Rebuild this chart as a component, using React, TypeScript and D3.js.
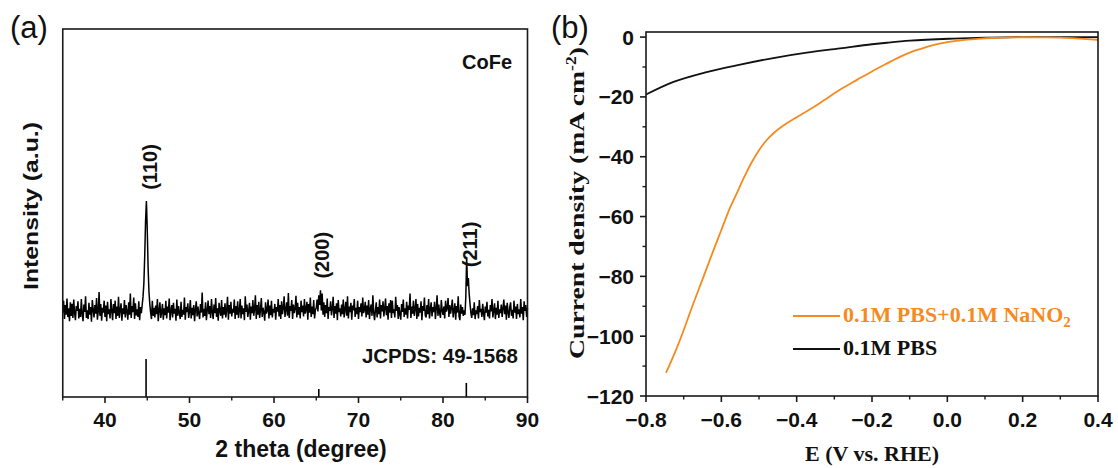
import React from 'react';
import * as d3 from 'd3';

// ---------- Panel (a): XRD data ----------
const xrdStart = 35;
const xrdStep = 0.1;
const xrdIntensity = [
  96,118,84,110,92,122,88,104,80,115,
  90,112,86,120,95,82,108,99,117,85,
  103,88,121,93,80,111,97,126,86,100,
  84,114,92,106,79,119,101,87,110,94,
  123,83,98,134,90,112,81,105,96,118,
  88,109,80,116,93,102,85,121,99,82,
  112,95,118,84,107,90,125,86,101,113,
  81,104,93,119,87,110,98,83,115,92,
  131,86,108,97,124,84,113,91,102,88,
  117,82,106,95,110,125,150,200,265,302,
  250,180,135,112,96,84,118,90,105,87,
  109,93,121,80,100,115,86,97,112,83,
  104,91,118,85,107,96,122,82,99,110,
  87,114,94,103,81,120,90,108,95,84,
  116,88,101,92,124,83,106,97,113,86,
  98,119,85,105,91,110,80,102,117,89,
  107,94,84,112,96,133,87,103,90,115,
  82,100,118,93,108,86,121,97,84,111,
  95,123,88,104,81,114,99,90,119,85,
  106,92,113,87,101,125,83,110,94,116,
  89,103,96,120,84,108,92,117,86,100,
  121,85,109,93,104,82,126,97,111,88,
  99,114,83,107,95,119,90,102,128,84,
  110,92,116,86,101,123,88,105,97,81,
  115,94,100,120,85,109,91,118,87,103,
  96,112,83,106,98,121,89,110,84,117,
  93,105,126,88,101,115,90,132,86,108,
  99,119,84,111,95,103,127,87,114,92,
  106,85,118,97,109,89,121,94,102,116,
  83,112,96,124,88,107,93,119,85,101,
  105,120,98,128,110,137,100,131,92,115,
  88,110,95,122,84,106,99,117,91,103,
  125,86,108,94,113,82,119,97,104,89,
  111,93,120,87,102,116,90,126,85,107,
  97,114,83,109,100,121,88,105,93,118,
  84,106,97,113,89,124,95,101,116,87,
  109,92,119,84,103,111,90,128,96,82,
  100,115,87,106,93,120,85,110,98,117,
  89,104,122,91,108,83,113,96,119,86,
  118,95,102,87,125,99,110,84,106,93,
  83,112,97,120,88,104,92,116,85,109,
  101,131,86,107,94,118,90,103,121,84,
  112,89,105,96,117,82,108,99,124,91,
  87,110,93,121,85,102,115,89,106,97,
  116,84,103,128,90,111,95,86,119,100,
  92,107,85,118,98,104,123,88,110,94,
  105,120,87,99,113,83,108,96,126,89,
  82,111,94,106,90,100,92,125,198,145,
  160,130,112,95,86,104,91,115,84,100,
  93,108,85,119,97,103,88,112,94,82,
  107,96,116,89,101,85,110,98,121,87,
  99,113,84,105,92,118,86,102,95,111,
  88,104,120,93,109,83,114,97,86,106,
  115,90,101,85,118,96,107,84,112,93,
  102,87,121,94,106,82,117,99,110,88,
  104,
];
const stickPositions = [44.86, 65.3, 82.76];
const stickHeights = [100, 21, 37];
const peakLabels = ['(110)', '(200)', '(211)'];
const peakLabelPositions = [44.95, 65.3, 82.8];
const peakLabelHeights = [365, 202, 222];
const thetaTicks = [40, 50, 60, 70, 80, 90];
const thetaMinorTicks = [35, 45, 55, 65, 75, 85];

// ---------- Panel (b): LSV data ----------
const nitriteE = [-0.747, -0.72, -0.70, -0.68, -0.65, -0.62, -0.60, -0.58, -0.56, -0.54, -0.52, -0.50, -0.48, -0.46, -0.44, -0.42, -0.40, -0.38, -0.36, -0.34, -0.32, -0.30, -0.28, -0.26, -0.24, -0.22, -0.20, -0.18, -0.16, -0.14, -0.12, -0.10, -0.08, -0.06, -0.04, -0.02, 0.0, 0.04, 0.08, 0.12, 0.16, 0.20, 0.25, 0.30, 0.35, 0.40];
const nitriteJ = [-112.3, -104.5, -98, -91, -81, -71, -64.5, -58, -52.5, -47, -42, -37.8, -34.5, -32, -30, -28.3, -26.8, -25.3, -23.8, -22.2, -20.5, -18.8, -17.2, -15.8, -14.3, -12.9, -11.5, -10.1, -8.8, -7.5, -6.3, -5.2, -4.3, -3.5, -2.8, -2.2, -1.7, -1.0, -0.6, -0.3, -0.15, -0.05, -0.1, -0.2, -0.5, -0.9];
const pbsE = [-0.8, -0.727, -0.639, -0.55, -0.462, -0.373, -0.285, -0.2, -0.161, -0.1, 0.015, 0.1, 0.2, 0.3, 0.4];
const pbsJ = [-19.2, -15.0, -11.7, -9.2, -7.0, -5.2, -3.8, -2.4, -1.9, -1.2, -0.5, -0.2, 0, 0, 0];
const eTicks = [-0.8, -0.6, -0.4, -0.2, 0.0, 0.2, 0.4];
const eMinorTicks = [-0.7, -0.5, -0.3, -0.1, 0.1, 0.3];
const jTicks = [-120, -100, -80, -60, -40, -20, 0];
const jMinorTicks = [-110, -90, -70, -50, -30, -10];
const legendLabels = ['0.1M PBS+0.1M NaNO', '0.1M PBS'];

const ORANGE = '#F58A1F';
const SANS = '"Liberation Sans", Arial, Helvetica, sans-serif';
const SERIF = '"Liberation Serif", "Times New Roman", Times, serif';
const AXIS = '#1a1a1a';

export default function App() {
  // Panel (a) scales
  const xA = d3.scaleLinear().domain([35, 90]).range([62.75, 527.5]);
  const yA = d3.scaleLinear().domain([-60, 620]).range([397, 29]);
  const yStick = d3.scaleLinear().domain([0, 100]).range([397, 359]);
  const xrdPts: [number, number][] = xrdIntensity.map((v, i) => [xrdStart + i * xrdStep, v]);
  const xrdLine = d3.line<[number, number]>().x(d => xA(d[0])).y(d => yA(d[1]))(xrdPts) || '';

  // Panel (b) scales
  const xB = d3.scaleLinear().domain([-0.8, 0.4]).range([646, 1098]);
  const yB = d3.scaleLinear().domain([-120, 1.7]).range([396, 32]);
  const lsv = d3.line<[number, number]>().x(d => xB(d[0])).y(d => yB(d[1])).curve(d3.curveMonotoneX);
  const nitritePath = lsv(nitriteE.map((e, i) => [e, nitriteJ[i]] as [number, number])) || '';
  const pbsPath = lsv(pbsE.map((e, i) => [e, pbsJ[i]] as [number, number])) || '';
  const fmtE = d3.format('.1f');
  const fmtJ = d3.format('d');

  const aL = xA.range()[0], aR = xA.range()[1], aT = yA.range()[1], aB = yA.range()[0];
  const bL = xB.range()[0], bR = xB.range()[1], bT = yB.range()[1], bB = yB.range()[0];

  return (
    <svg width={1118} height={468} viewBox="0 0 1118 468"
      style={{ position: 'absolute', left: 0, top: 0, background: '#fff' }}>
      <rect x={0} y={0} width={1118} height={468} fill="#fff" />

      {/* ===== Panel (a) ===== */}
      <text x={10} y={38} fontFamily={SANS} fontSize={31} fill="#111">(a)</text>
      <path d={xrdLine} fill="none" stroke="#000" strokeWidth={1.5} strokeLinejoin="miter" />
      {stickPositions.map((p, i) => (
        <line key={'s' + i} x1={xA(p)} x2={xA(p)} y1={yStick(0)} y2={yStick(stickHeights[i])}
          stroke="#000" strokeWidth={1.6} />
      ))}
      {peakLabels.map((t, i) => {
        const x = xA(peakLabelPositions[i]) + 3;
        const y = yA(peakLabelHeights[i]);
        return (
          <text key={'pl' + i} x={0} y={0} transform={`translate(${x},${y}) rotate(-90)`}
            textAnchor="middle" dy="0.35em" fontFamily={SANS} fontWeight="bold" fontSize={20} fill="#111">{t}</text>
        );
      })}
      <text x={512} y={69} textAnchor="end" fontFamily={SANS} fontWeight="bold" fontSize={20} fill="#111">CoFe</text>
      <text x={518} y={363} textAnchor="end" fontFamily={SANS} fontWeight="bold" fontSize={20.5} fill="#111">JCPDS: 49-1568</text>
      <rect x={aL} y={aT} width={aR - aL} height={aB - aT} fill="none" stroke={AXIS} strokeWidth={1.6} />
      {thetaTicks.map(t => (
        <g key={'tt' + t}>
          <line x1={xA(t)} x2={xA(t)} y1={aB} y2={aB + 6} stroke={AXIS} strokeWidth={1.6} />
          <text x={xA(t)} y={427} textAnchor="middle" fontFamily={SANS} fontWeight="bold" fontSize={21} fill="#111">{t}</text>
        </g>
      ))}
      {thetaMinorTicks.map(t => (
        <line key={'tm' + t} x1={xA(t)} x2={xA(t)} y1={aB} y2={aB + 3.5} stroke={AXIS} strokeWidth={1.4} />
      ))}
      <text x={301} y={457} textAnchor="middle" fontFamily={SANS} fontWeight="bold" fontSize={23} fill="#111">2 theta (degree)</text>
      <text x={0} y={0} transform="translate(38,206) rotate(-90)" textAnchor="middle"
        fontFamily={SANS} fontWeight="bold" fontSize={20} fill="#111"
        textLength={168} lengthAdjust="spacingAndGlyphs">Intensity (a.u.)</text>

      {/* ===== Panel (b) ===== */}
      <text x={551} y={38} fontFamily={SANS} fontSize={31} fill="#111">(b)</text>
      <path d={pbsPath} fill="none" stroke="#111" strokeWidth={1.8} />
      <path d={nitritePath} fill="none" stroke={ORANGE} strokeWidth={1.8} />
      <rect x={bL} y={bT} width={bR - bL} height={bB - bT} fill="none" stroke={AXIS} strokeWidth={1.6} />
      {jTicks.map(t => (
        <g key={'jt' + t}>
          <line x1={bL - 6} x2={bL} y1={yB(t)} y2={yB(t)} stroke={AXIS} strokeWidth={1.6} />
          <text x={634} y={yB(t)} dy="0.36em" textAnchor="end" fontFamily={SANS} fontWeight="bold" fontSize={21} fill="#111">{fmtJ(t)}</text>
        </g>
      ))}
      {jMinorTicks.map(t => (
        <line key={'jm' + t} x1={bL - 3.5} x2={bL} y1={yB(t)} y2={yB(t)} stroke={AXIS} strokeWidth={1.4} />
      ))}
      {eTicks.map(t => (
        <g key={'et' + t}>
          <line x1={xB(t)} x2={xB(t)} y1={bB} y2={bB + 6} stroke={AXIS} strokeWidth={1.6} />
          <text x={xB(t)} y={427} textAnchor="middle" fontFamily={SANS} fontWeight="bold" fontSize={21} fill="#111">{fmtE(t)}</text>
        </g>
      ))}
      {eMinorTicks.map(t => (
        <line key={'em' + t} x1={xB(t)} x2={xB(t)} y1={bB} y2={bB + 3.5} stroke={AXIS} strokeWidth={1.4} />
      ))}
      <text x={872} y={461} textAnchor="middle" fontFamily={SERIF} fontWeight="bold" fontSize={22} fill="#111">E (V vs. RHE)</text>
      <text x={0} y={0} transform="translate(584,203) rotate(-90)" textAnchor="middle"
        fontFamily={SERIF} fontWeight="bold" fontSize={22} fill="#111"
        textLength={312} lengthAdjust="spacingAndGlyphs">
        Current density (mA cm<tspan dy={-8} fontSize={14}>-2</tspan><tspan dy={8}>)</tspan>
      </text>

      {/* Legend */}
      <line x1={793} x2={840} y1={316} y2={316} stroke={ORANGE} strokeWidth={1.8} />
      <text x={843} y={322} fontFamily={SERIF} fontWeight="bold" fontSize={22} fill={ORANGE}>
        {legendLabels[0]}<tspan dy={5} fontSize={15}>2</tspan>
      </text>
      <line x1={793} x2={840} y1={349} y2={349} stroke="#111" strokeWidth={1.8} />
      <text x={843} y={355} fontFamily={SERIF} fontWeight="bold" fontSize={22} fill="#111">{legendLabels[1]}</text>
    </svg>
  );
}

****************************************

__What is expected__: Only the lines from the top of the data through the line with "import * as d3 from 'd3';" should be quoted, exactly and with both ends kept; skip the pictures.

__Full solution__:
Rebuild this chart as a component, using React, TypeScript and D3.js.
import React from 'react';
import * as d3 from 'd3';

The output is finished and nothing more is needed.